MESSAGE FROM SANDEN TECHNOLOGY技術メッセージ

05新技術への取り組みと持続可能な製品開発

製品開発はどのように進めているのですか?
大河原:

サンデンでは、実験部門とシミュレーション部門が連携し、シミュレーション結果と実験結果の差異を検証・調整することで、より精度の高いモデルベース作成を可能にしています。これにより、実際の試作を減らし、次世代モデル設計の開発費用や期間の短縮を実現しています。
例えば、冷却システムの各コンポーネントの効率や圧力損失などの実験データをシミュレーションに取り込み、データベース化することで、さまざまな条件下でも一貫した性能が得られるようにしています。この手法により、性能検証の迅速化が図られ、開発手法はさらに先進化しています。

今後、ITMS技術はどのように進展していくのですか?
大河原:

統合熱マネジメントシステム・ITMSにおいて、サンデンは自社技術だけでなく、大学との共同研究を通じて人工知能・AI技術を導入し、車両の快適性を新たな次元へ進化させようとしています。
これは、AIがドライバーや乗員の好みや行動パターンを学習し、それに応じて温度・湿度管理を最適化する「NEXT ITMS」というもので、この技術は、未来の車両における「究極の快適性」を提供するための中核となります。

具体例として、家庭内の家電使用パターンや乗車タイミングを学習し、乗車前に車内の温度調整や除菌を自動で実施したり、信号や交通状況を解析し、バッテリーの冷却を最適化して電力効率を向上する技術が考えられます。
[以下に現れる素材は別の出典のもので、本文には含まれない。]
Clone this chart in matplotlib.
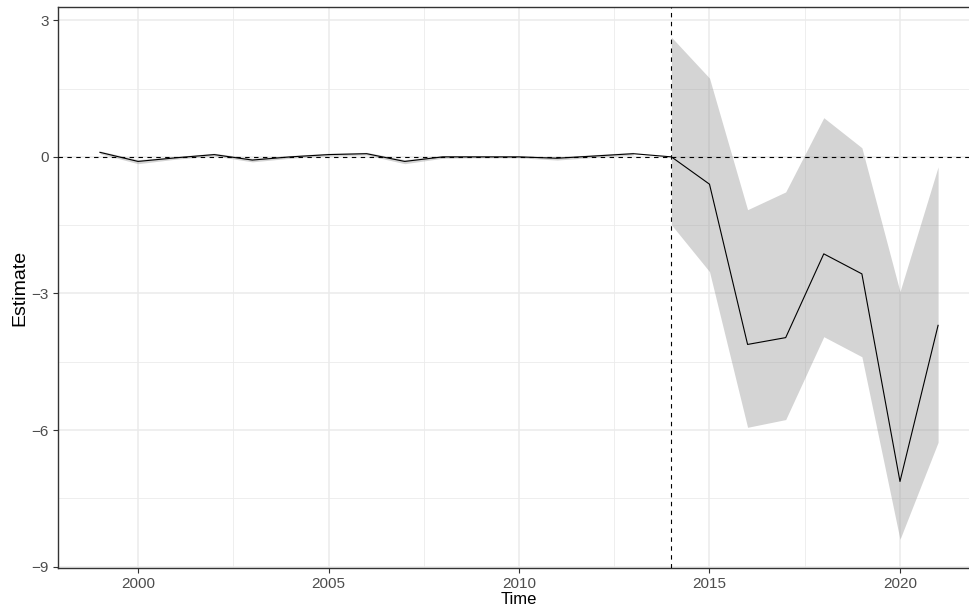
import matplotlib
matplotlib.use("Agg")
import matplotlib.pyplot as plt
from matplotlib.ticker import MultipleLocator

plt.rcParams["font.family"] = ["Liberation Sans", "DejaVu Sans"]

# event-study estimates
years = [1999, 2000, 2001, 2002, 2003, 2004, 2005, 2006, 2007, 2008, 2009,
         2010, 2011, 2012, 2013, 2014, 2015, 2016, 2017, 2018, 2019, 2020, 2021]
estimate = [0.10, -0.10, -0.02, 0.05, -0.07, 0.00, 0.05, 0.07, -0.10, 0.00, 0.00,
            0.00, -0.03, 0.02, 0.07, 0.00, -0.60, -4.12, -3.97, -2.13, -2.57, -7.13, -3.70]
upper = [0.13, -0.06, 0.01, 0.08, -0.03, 0.03, 0.08, 0.10, -0.06, 0.03, 0.02,
         0.02, 0.00, 0.05, 0.10, 2.63, 1.73, -1.16, -0.77, 0.86, 0.20, -2.96, -0.22]
lower = [0.07, -0.15, -0.05, 0.02, -0.11, -0.03, 0.02, 0.04, -0.15, -0.03, -0.02,
         -0.02, -0.07, -0.01, 0.04, -1.49, -2.52, -5.94, -5.77, -3.95, -4.39, -8.40, -6.27]
treat_year = 2014

fig = plt.figure(figsize=(9.7, 6.11), dpi=100)
ax = fig.add_axes([0.0598, 0.0704, 0.9505, 0.918])

# pre and post periods have separate ribbons
k = years.index(treat_year)
for sl in (slice(0, k), slice(k, None)):
    ax.fill_between(years[sl], lower[sl], upper[sl], color="#999999", alpha=0.42,
                    linewidth=0, zorder=2)
ax.plot(years, estimate, color="black", lw=0.8, zorder=3)
ax.axhline(0, color="black", lw=0.8, linestyle=(0, (4, 4)), zorder=4)
ax.axvline(treat_year, color="black", lw=0.8, linestyle=(0, (4, 4)), zorder=4)

ax.set_xlim(1997.9, 2022.1)
ax.set_ylim(-9.03, 3.29)
ax.xaxis.set_major_locator(MultipleLocator(5))
ax.xaxis.set_minor_locator(MultipleLocator(2.5))
ax.yaxis.set_major_locator(MultipleLocator(3))
ax.yaxis.set_minor_locator(MultipleLocator(1.5))

ax.grid(which="major", color="#ebebeb", lw=1.1, zorder=0)
ax.grid(which="minor", color="#ebebeb", lw=0.6, zorder=0)
ax.set_axisbelow(True)

for sp in ax.spines.values():
    sp.set_color("#333333")
    sp.set_linewidth(1.0)

ax.tick_params(which="major", length=3.5, color="#333333", labelsize=11,
               labelcolor="#4d4d4d", pad=3)
ax.tick_params(which="minor", length=0)

ax.set_xlabel("Time", fontsize=12, labelpad=1)
ax.set_ylabel("Estimate", fontsize=14, labelpad=2)

fig.savefig("out.png", dpi=100)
さらに、乗員の好みをAIがセンシングし、好みのキャビン環境を自動設定したり、蓄積したITMSデータをもとに、効率的な制御を行い、電費の向上を図るといった技術も実用化できるのではないかと考えています。
サンデンのITMSの技術とAIの融合により、これまでにないパーソナルで快適な車内環境を実現し、持続可能で快適な移動体験を提供することを目指しています。

持続可能な地球環境という面で、ITMSはどのように貢献していきますか?
大河原:

ITMSは車両全体のエネルギー効率を向上させるため、温暖化防止にも貢献できる重要な技術と考えています。従来の冷媒は温暖化係数が高く、さらにフッ素成分による人体や環境への悪影響も懸念されていました。これに対応するため、各冷媒メーカーは新たな冷媒の開発を進め、より安全で温暖化係数の低い冷媒への転換を目指しており、サンデンでも冷媒の環境負荷を抑えるための技術革新を進めています。最終的には資源循環型社会の構築を目指しています。

サンデンの技術開発は、今後も進化を続けますか?
大河原:

サンデンの製品開発の根幹には、社会課題の解決に貢献するという強いモチベーションがあります。ITMSを通じて車両のエネルギー効率を高めることで、発電所の負荷を軽減し、エネルギー消費の最適化を図ると同時に、温暖化対策に貢献していきます。
このように、サンデンは自動車メーカーと同様、エネルギーや材料の使い方からアプローチし、持続可能な製品開発に取り組む姿勢を貫いています。
今後もサンデンの技術開発は、環境に優しい技術革新を進め、社会課題の解決に寄与することで、自動車業界における持続可能な発展を支えていきます。

本日はありがとうございました。